The Zen master Dogen said, “To know yourself or study yourself is to forget yourself, and if you forget yourself then you become enlightened by all things.”

““I had to hear Rinpoche say that shopping is actually always trying to find security, always trying to feel good about yourself.”

“Continual dabbling around in spiritual things was just another form of materialism, trying to get comfortable, trying to get secure, whereas if you stuck to one boat and really started working with it, it would definitely put you through all your changes. You would meet all your dragons; you would be continually pushed out of the nest. It would be one big initiation rite, and tremendous wisdom would come from that, tremendous heartfelt, genuine spiritual growth and development. One’s life would be well spent. He stressed that his students should stop just dabbling in spirituality to try to feel good or get high or be spiritual. He was very cynical and knocked all kinds of “trips,” as he called them; you can imagine the trips in North America in 1970. Many of us, we don’t have to imagine that. We remember well — we’re laboratory specimens!”

“Today I’d like to talk about inconvenience. When you hear some teachings that ring true to you, and you feel some trust in practicing that way and some trust in it’s being a worthwhile way to live, then you’re in for a lot of inconvenience. From an everyday perspective, it seems good to do things that are kind of convenient; there is no problem with that. It’s just that when you really start to take the warrior’s journey — which is to say, when you start to want to live your life fully instead of opting for death, when you begin to feel this passion for life and for growth, when discovery and exploration and curiosity become your path — then basically, if you follow your heart, you’re going to find that it’s often extremely inconvenient.”

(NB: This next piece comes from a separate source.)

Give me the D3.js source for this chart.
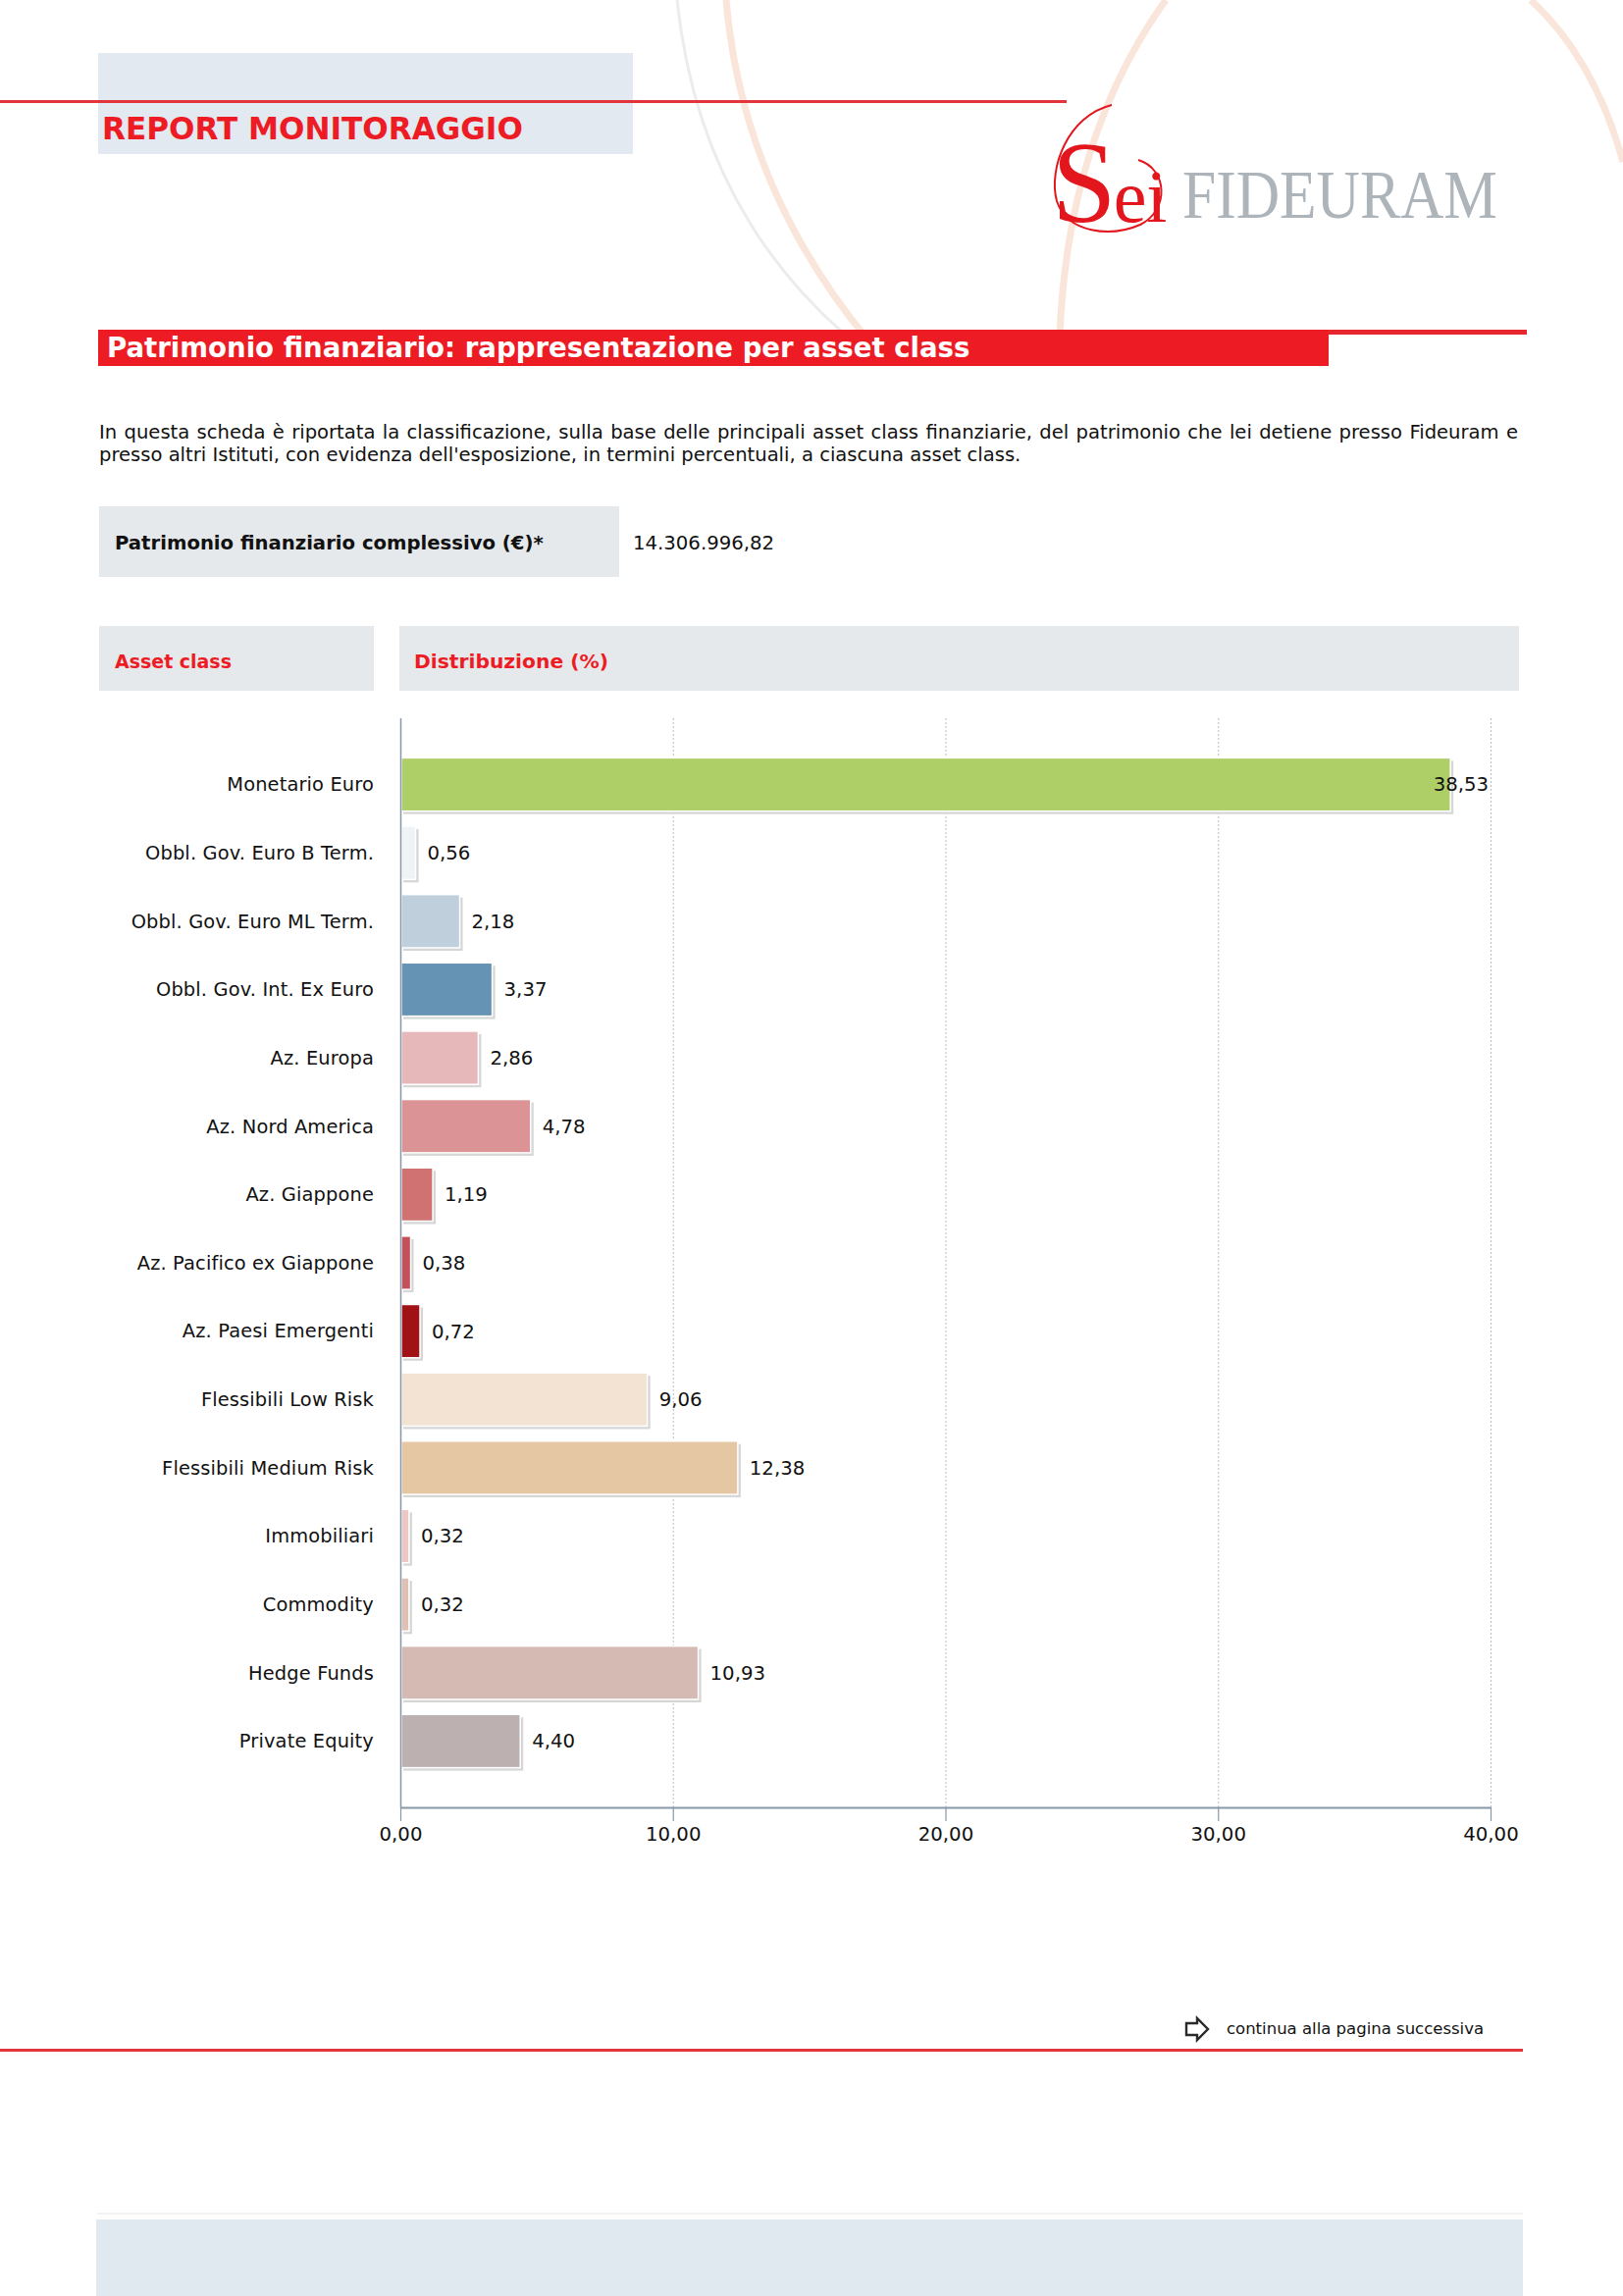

“Comfort orientation murders the spirit”

“Opting for coziness, having that as your prime reason for existing, becomes a continual obstacle to taking a leap and doing something new, doing something unusual, like going as a stranger into a strange land.”

“The essence of samsara is this tendency that we have to seek pleasure and avoid pain, to seek security and avoid groundlessness, to seek comfort and avoid discomfort. The basic teaching is that that is how we keep ourselves miserable, unhappy, and stuck in a very small, limited view of reality. That is how we keep ourselves enclosed in a cocoon. Out there are all the planets and all the galaxies and vast space, but you’re stuck in this cocoon, or maybe you’re inside a capsule, like a vitamin pill. Moment after moment, you are deciding that you would rather stay in that capsule. You would rather remain a vitamin pill than experience the pain of stepping out into that big space. Life in that capsule is cozy and secure. We’ve gotten it all together. It’s safe, it’s predictable, it’s convenient, and it’s trustworthy. We know when we walk into our house exactly where the furniture is, and it’s the way we like it. We know we have all the appliances we need and we have the clothes we like. If we feel ill at ease, we just fill in those gaps. Our mind is always seeking zones of safety. We’re in this zone of safety and that’s what we consider life, getting it all together, security. Death is losing that.”

“Nostalgia for samsara is full of shit.”